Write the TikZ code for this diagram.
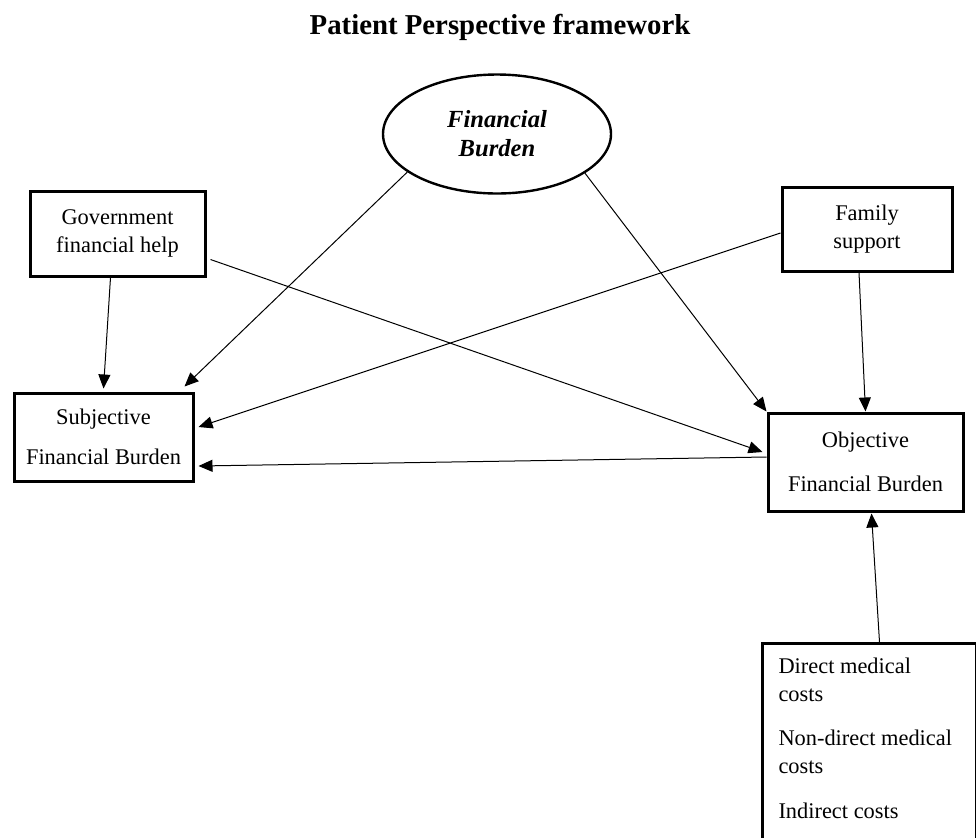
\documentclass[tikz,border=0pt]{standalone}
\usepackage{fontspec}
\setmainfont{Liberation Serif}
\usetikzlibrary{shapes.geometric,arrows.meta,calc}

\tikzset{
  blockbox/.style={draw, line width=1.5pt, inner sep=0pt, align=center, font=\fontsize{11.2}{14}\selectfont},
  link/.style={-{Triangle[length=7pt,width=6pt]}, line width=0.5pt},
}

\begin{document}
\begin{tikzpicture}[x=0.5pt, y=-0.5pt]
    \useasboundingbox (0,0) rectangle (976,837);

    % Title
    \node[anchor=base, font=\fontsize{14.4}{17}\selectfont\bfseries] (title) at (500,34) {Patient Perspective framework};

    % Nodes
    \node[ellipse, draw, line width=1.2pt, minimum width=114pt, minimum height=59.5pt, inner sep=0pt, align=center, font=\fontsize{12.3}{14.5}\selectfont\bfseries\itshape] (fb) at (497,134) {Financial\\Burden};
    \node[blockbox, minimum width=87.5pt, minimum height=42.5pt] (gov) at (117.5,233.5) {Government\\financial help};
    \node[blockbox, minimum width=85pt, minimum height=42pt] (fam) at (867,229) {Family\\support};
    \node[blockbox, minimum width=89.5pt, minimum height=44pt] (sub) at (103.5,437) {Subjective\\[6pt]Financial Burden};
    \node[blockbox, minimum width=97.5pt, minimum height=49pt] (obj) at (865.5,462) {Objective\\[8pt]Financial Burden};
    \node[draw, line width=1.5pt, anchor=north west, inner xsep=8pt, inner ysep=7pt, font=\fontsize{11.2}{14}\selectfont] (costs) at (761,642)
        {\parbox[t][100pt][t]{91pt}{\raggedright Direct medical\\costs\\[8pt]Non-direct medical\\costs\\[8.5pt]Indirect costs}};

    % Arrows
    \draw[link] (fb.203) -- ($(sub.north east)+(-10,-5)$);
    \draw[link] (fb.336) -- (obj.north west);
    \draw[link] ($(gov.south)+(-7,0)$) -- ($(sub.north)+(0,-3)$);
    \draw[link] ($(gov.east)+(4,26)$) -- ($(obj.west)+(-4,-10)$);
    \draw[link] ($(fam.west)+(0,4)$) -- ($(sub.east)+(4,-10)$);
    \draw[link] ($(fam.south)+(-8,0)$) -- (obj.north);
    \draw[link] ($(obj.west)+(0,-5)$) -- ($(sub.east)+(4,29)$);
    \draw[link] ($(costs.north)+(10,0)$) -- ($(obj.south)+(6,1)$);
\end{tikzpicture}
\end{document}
----
• **WHAT THIS TASK INVOLVES**:
Repeat the data above exactly, but not the pictures.

• **OUTPUT FOR THIS TASK**:
Write the TikZ code for this diagram.
\documentclass[tikz,border=0pt]{standalone}
\usepackage{fontspec}
\setmainfont{Liberation Serif}
\usetikzlibrary{shapes.geometric,arrows.meta,calc}

\tikzset{
  blockbox/.style={draw, line width=1.5pt, inner sep=0pt, align=center, font=\fontsize{11.2}{14}\selectfont},
  link/.style={-{Triangle[length=7pt,width=6pt]}, line width=0.5pt},
}

\begin{document}
\begin{tikzpicture}[x=0.5pt, y=-0.5pt]
    \useasboundingbox (0,0) rectangle (976,837);

    % Title
    \node[anchor=base, font=\fontsize{14.4}{17}\selectfont\bfseries] (title) at (500,34) {Patient Perspective framework};

    % Nodes
    \node[ellipse, draw, line width=1.2pt, minimum width=114pt, minimum height=59.5pt, inner sep=0pt, align=center, font=\fontsize{12.3}{14.5}\selectfont\bfseries\itshape] (fb) at (497,134) {Financial\\Burden};
    \node[blockbox, minimum width=87.5pt, minimum height=42.5pt] (gov) at (117.5,233.5) {Government\\financial help};
    \node[blockbox, minimum width=85pt, minimum height=42pt] (fam) at (867,229) {Family\\support};
    \node[blockbox, minimum width=89.5pt, minimum height=44pt] (sub) at (103.5,437) {Subjective\\[6pt]Financial Burden};
    \node[blockbox, minimum width=97.5pt, minimum height=49pt] (obj) at (865.5,462) {Objective\\[8pt]Financial Burden};
    \node[draw, line width=1.5pt, anchor=north west, inner xsep=8pt, inner ysep=7pt, font=\fontsize{11.2}{14}\selectfont] (costs) at (761,642)
        {\parbox[t][100pt][t]{91pt}{\raggedright Direct medical\\costs\\[8pt]Non-direct medical\\costs\\[8.5pt]Indirect costs}};

    % Arrows
    \draw[link] (fb.203) -- ($(sub.north east)+(-10,-5)$);
    \draw[link] (fb.336) -- (obj.north west);
    \draw[link] ($(gov.south)+(-7,0)$) -- ($(sub.north)+(0,-3)$);
    \draw[link] ($(gov.east)+(4,26)$) -- ($(obj.west)+(-4,-10)$);
    \draw[link] ($(fam.west)+(0,4)$) -- ($(sub.east)+(4,-10)$);
    \draw[link] ($(fam.south)+(-8,0)$) -- (obj.north);
    \draw[link] ($(obj.west)+(0,-5)$) -- ($(sub.east)+(4,29)$);
    \draw[link] ($(costs.north)+(10,0)$) -- ($(obj.south)+(6,1)$);
\end{tikzpicture}
\end{document}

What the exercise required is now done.